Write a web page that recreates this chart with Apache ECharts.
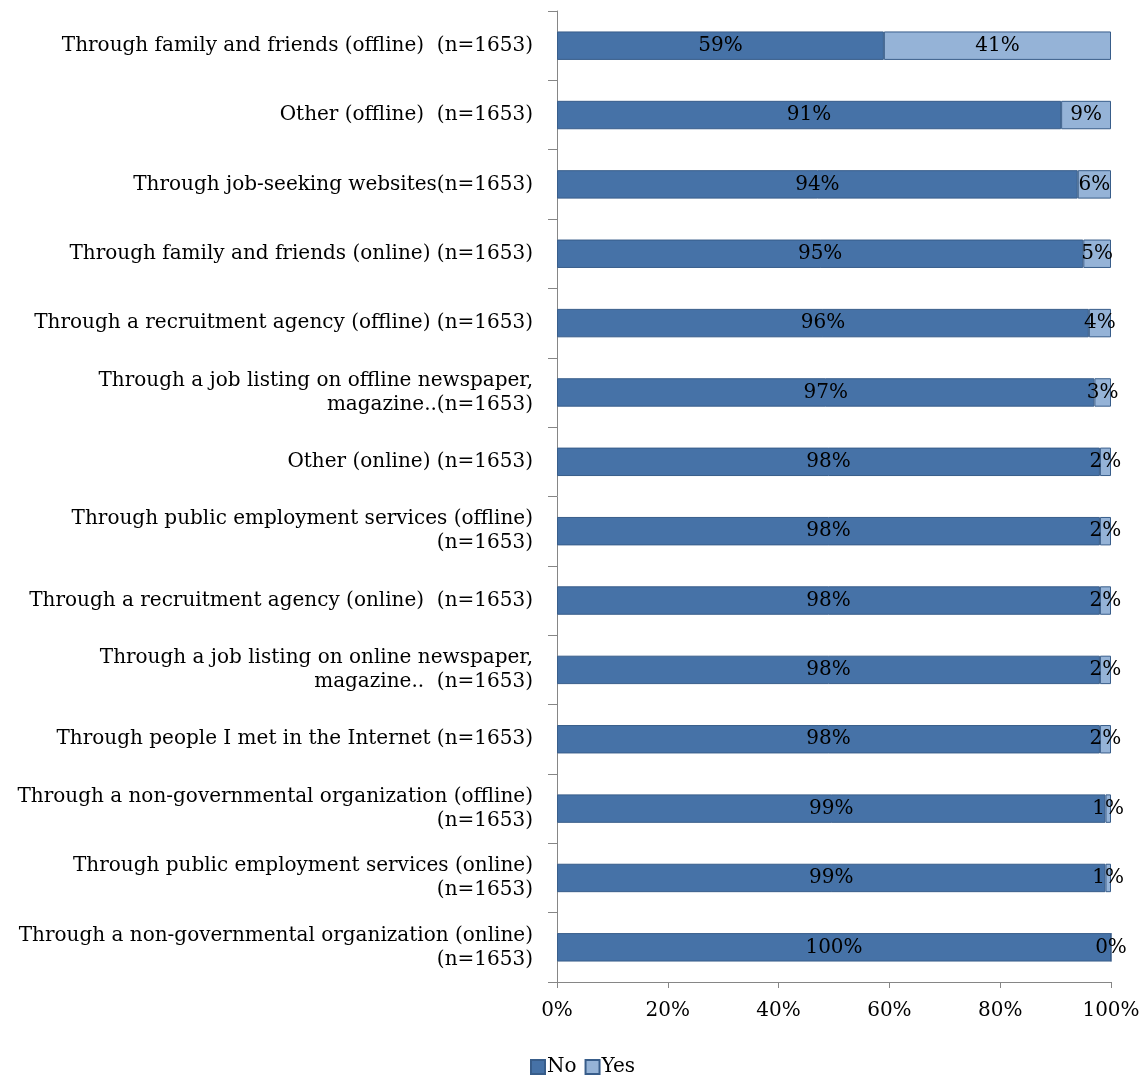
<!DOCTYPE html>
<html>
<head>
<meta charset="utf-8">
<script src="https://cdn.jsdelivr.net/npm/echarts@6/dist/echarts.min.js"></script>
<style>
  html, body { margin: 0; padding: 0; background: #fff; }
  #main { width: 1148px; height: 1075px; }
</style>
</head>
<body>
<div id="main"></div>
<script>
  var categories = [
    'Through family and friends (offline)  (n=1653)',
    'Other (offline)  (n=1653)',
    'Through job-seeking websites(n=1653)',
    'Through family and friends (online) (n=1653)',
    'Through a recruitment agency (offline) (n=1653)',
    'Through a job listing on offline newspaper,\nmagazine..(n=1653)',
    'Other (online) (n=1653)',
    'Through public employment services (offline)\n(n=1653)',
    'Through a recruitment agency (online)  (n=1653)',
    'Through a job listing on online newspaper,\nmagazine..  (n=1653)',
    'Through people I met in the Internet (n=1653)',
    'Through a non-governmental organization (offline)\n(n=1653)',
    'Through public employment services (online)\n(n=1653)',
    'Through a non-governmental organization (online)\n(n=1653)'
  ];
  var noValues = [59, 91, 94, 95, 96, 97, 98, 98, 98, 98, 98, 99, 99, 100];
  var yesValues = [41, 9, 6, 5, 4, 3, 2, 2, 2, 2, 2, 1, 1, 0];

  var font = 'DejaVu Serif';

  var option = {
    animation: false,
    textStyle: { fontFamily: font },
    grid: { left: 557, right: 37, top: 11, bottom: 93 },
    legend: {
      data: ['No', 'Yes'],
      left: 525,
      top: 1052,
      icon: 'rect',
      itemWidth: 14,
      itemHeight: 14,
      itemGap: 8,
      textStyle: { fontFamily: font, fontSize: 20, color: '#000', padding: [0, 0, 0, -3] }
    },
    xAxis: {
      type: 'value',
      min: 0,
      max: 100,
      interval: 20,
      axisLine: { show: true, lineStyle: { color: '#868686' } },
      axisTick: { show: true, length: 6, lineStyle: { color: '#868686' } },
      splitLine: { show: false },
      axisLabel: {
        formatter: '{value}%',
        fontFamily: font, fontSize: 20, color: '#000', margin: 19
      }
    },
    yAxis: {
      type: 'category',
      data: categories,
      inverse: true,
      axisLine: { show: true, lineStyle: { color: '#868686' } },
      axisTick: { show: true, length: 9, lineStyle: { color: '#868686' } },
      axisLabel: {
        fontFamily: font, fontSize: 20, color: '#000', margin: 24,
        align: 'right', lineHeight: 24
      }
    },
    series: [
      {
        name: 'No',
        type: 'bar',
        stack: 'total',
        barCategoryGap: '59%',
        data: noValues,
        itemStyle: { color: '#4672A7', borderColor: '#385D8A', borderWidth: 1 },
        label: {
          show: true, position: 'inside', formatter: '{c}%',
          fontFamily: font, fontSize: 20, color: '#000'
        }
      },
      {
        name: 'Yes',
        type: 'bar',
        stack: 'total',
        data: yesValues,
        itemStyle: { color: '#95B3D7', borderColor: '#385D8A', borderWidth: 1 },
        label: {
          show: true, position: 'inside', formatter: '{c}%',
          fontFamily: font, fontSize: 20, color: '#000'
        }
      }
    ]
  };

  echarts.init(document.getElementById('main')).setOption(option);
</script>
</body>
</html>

----------

◆ Short exercise:
Reproduce all of the data exactly, omitting each picture it holds.

◆ Solution for this task:
Write a web page that recreates this chart with Apache ECharts.
<!DOCTYPE html>
<html>
<head>
<meta charset="utf-8">
<script src="https://cdn.jsdelivr.net/npm/echarts@6/dist/echarts.min.js"></script>
<style>
  html, body { margin: 0; padding: 0; background: #fff; }
  #main { width: 1148px; height: 1075px; }
</style>
</head>
<body>
<div id="main"></div>
<script>
  var categories = [
    'Through family and friends (offline)  (n=1653)',
    'Other (offline)  (n=1653)',
    'Through job-seeking websites(n=1653)',
    'Through family and friends (online) (n=1653)',
    'Through a recruitment agency (offline) (n=1653)',
    'Through a job listing on offline newspaper,\nmagazine..(n=1653)',
    'Other (online) (n=1653)',
    'Through public employment services (offline)\n(n=1653)',
    'Through a recruitment agency (online)  (n=1653)',
    'Through a job listing on online newspaper,\nmagazine..  (n=1653)',
    'Through people I met in the Internet (n=1653)',
    'Through a non-governmental organization (offline)\n(n=1653)',
    'Through public employment services (online)\n(n=1653)',
    'Through a non-governmental organization (online)\n(n=1653)'
  ];
  var noValues = [59, 91, 94, 95, 96, 97, 98, 98, 98, 98, 98, 99, 99, 100];
  var yesValues = [41, 9, 6, 5, 4, 3, 2, 2, 2, 2, 2, 1, 1, 0];

  var font = 'DejaVu Serif';

  var option = {
    animation: false,
    textStyle: { fontFamily: font },
    grid: { left: 557, right: 37, top: 11, bottom: 93 },
    legend: {
      data: ['No', 'Yes'],
      left: 525,
      top: 1052,
      icon: 'rect',
      itemWidth: 14,
      itemHeight: 14,
      itemGap: 8,
      textStyle: { fontFamily: font, fontSize: 20, color: '#000', padding: [0, 0, 0, -3] }
    },
    xAxis: {
      type: 'value',
      min: 0,
      max: 100,
      interval: 20,
      axisLine: { show: true, lineStyle: { color: '#868686' } },
      axisTick: { show: true, length: 6, lineStyle: { color: '#868686' } },
      splitLine: { show: false },
      axisLabel: {
        formatter: '{value}%',
        fontFamily: font, fontSize: 20, color: '#000', margin: 19
      }
    },
    yAxis: {
      type: 'category',
      data: categories,
      inverse: true,
      axisLine: { show: true, lineStyle: { color: '#868686' } },
      axisTick: { show: true, length: 9, lineStyle: { color: '#868686' } },
      axisLabel: {
        fontFamily: font, fontSize: 20, color: '#000', margin: 24,
        align: 'right', lineHeight: 24
      }
    },
    series: [
      {
        name: 'No',
        type: 'bar',
        stack: 'total',
        barCategoryGap: '59%',
        data: noValues,
        itemStyle: { color: '#4672A7', borderColor: '#385D8A', borderWidth: 1 },
        label: {
          show: true, position: 'inside', formatter: '{c}%',
          fontFamily: font, fontSize: 20, color: '#000'
        }
      },
      {
        name: 'Yes',
        type: 'bar',
        stack: 'total',
        data: yesValues,
        itemStyle: { color: '#95B3D7', borderColor: '#385D8A', borderWidth: 1 },
        label: {
          show: true, position: 'inside', formatter: '{c}%',
          fontFamily: font, fontSize: 20, color: '#000'
        }
      }
    ]
  };

  echarts.init(document.getElementById('main')).setOption(option);
</script>
</body>
</html>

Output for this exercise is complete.